> What is being asked
Reproduce the listing word for word, leaving every picture behind.
## begin Collected data
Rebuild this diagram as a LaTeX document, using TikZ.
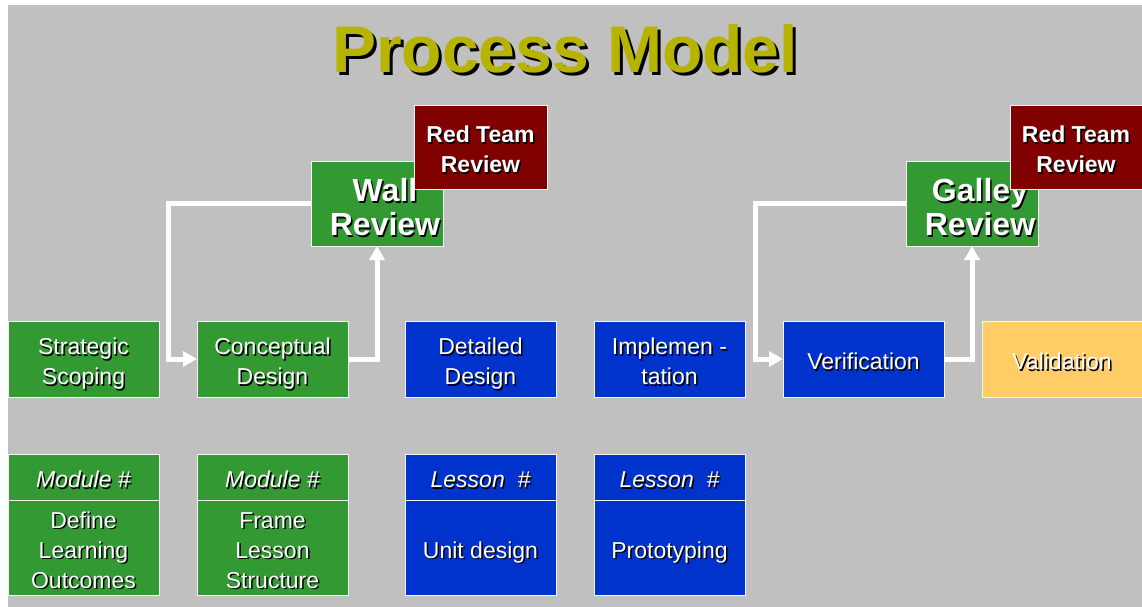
\documentclass[tikz,border=0pt]{standalone}
\usepackage{fontspec}
\setmainfont{Liberation Sans}
\usetikzlibrary{positioning}
\usetikzlibrary{arrows.meta}
\definecolor{bggray}{RGB}{192,192,192}
\definecolor{pgreen}{RGB}{51,153,51}
\definecolor{pblue}{RGB}{0,51,204}
\definecolor{pred}{RGB}{128,0,0}
\definecolor{pyellow}{RGB}{255,204,102}
\definecolor{polive}{RGB}{182,180,0}
% white text with a black drop shadow; \shdt also lowers the first line a little
\newcommand{\shd}[1]{\leavevmode\rlap{\kern1.5pt\raisebox{-1.5pt}{\color{black}#1}}#1}
\newcommand{\shdt}[1]{\rule{0pt}{0.95em}\shd{#1}}
\tikzset{
    pbox/.style = {rectangle, draw=white!92!gray, line width=0.8pt, outer sep=0pt, inner sep=0pt, align=center, text=white, text depth=0pt, font=\fontsize{23}{30}\selectfont, minimum width=151pt, minimum height=76pt},
    boxg/.style = {pbox, fill=pgreen},
    boxb/.style = {pbox, fill=pblue},
    boxy/.style = {pbox, fill=pyellow},
    boxr/.style = {pbox, fill=pred, font=\bfseries\fontsize{23}{30}\selectfont, minimum width=133pt, minimum height=84pt},
    review/.style = {pbox, fill=pgreen, font=\bfseries\fontsize{32}{34}\selectfont, minimum width=132pt, minimum height=85pt},
    head/.style = {minimum height=46pt, font=\itshape\fontsize{23}{30}\selectfont},
    body/.style = {minimum height=95pt},
    edgew/.style = {-{Triangle[length=14pt,width=15pt]}, line width=5pt, white},
    ttl/.style = {inner sep=0pt, font=\bfseries\fontsize{66}{70}\selectfont}
}
\begin{document}
\begin{tikzpicture}[x=1pt,y=-1pt]
%
\useasboundingbox (0,0) rectangle (1142,607);
\fill[white] (0,0) rectangle (1142,607);
\fill[bggray] (8,5) rectangle (1142,607);
%
\node[ttl, text=black] at (568,52) (ttlshd) {Process Model};
\node[ttl, text=polive] at (565,49) (title) {Process Model};
%
\node[boxg] at (83.5,359) (scope) {\shdt{Strategic}\\\shd{Scoping}};
\node[boxg] at (272.5,359) (concept) {\shdt{Conceptual}\\\shd{Design}};
\node[boxb] at (480.5,359) (detail) {\shdt{Detailed}\\\shd{Design}};
\node[boxb] at (669.5,359) (impl) {\shdt{Implemen -}\\\shd{tation}};
\node[boxb, minimum width=161pt] at (863.5,359) (verif) {\shdt{Verification}};
\node[boxy, minimum width=160pt] at (1062,359) (valid) {\shdt{Validation}};
%
\node[review] at (377,203.5) (wall) {\hspace*{16pt}\shdt{Wall}\\\hspace*{16pt}\shd{Review}};
\node[boxr] at (480.5,147) (red1) {\shdt{Red Team}\\\shd{Review}};
\node[review] at (972,203.5) (galley) {\hspace*{16pt}\shdt{Galley}\\\hspace*{16pt}\shd{Review}};
\node[boxr, minimum width=132pt] at (1076,147) (red2) {\shdt{Red Team}\\\shd{Review}};
%
\node[boxg, head, below=57pt of scope] (mod1h) {\shdt{Module \#}};
\node[boxg, body, below=0pt of mod1h] (mod1b) {\shdt{Define}\\\shd{Learning}\\\shd{Outcomes}};
\node[boxg, head, below=57pt of concept] (mod2h) {\shdt{Module \#}};
\node[boxg, body, below=0pt of mod2h] (mod2b) {\shdt{Frame}\\\shd{Lesson}\\\shd{Structure}};
\node[boxb, head, below=57pt of detail] (les1h) {\shdt{Lesson\ \ \#}};
\node[boxb, body, below=0pt of les1h] (les1b) {\shdt{Unit design}};
\node[boxb, head, below=57pt of impl] (les2h) {\shdt{Lesson\ \ \#}};
\node[boxb, body, below=0pt of les2h] (les2b) {\shdt{Prototyping}};
%
\draw[edgew] (wall.west) -| ([xshift=-29pt]concept.west) -- (concept.west);
\draw[edgew] (concept.east) -- ++(29,0) -| (wall.south);
\draw[edgew] (galley.west) -| ([xshift=-28pt]verif.west) -- (verif.west);
\draw[edgew] (verif.east) -- ++(28,0) -| (galley.south);

\end{tikzpicture}
\end{document}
## end Collected data
> Response
Rebuild this diagram as a LaTeX document, using TikZ.
\documentclass[tikz,border=0pt]{standalone}
\usepackage{fontspec}
\setmainfont{Liberation Sans}
\usetikzlibrary{positioning}
\usetikzlibrary{arrows.meta}
\definecolor{bggray}{RGB}{192,192,192}
\definecolor{pgreen}{RGB}{51,153,51}
\definecolor{pblue}{RGB}{0,51,204}
\definecolor{pred}{RGB}{128,0,0}
\definecolor{pyellow}{RGB}{255,204,102}
\definecolor{polive}{RGB}{182,180,0}
% white text with a black drop shadow; \shdt also lowers the first line a little
\newcommand{\shd}[1]{\leavevmode\rlap{\kern1.5pt\raisebox{-1.5pt}{\color{black}#1}}#1}
\newcommand{\shdt}[1]{\rule{0pt}{0.95em}\shd{#1}}
\tikzset{
    pbox/.style = {rectangle, draw=white!92!gray, line width=0.8pt, outer sep=0pt, inner sep=0pt, align=center, text=white, text depth=0pt, font=\fontsize{23}{30}\selectfont, minimum width=151pt, minimum height=76pt},
    boxg/.style = {pbox, fill=pgreen},
    boxb/.style = {pbox, fill=pblue},
    boxy/.style = {pbox, fill=pyellow},
    boxr/.style = {pbox, fill=pred, font=\bfseries\fontsize{23}{30}\selectfont, minimum width=133pt, minimum height=84pt},
    review/.style = {pbox, fill=pgreen, font=\bfseries\fontsize{32}{34}\selectfont, minimum width=132pt, minimum height=85pt},
    head/.style = {minimum height=46pt, font=\itshape\fontsize{23}{30}\selectfont},
    body/.style = {minimum height=95pt},
    edgew/.style = {-{Triangle[length=14pt,width=15pt]}, line width=5pt, white},
    ttl/.style = {inner sep=0pt, font=\bfseries\fontsize{66}{70}\selectfont}
}
\begin{document}
\begin{tikzpicture}[x=1pt,y=-1pt]
%
\useasboundingbox (0,0) rectangle (1142,607);
\fill[white] (0,0) rectangle (1142,607);
\fill[bggray] (8,5) rectangle (1142,607);
%
\node[ttl, text=black] at (568,52) (ttlshd) {Process Model};
\node[ttl, text=polive] at (565,49) (title) {Process Model};
%
\node[boxg] at (83.5,359) (scope) {\shdt{Strategic}\\\shd{Scoping}};
\node[boxg] at (272.5,359) (concept) {\shdt{Conceptual}\\\shd{Design}};
\node[boxb] at (480.5,359) (detail) {\shdt{Detailed}\\\shd{Design}};
\node[boxb] at (669.5,359) (impl) {\shdt{Implemen -}\\\shd{tation}};
\node[boxb, minimum width=161pt] at (863.5,359) (verif) {\shdt{Verification}};
\node[boxy, minimum width=160pt] at (1062,359) (valid) {\shdt{Validation}};
%
\node[review] at (377,203.5) (wall) {\hspace*{16pt}\shdt{Wall}\\\hspace*{16pt}\shd{Review}};
\node[boxr] at (480.5,147) (red1) {\shdt{Red Team}\\\shd{Review}};
\node[review] at (972,203.5) (galley) {\hspace*{16pt}\shdt{Galley}\\\hspace*{16pt}\shd{Review}};
\node[boxr, minimum width=132pt] at (1076,147) (red2) {\shdt{Red Team}\\\shd{Review}};
%
\node[boxg, head, below=57pt of scope] (mod1h) {\shdt{Module \#}};
\node[boxg, body, below=0pt of mod1h] (mod1b) {\shdt{Define}\\\shd{Learning}\\\shd{Outcomes}};
\node[boxg, head, below=57pt of concept] (mod2h) {\shdt{Module \#}};
\node[boxg, body, below=0pt of mod2h] (mod2b) {\shdt{Frame}\\\shd{Lesson}\\\shd{Structure}};
\node[boxb, head, below=57pt of detail] (les1h) {\shdt{Lesson\ \ \#}};
\node[boxb, body, below=0pt of les1h] (les1b) {\shdt{Unit design}};
\node[boxb, head, below=57pt of impl] (les2h) {\shdt{Lesson\ \ \#}};
\node[boxb, body, below=0pt of les2h] (les2b) {\shdt{Prototyping}};
%
\draw[edgew] (wall.west) -| ([xshift=-29pt]concept.west) -- (concept.west);
\draw[edgew] (concept.east) -- ++(29,0) -| (wall.south);
\draw[edgew] (galley.west) -| ([xshift=-28pt]verif.west) -- (verif.west);
\draw[edgew] (verif.east) -- ++(28,0) -| (galley.south);

\end{tikzpicture}
\end{document}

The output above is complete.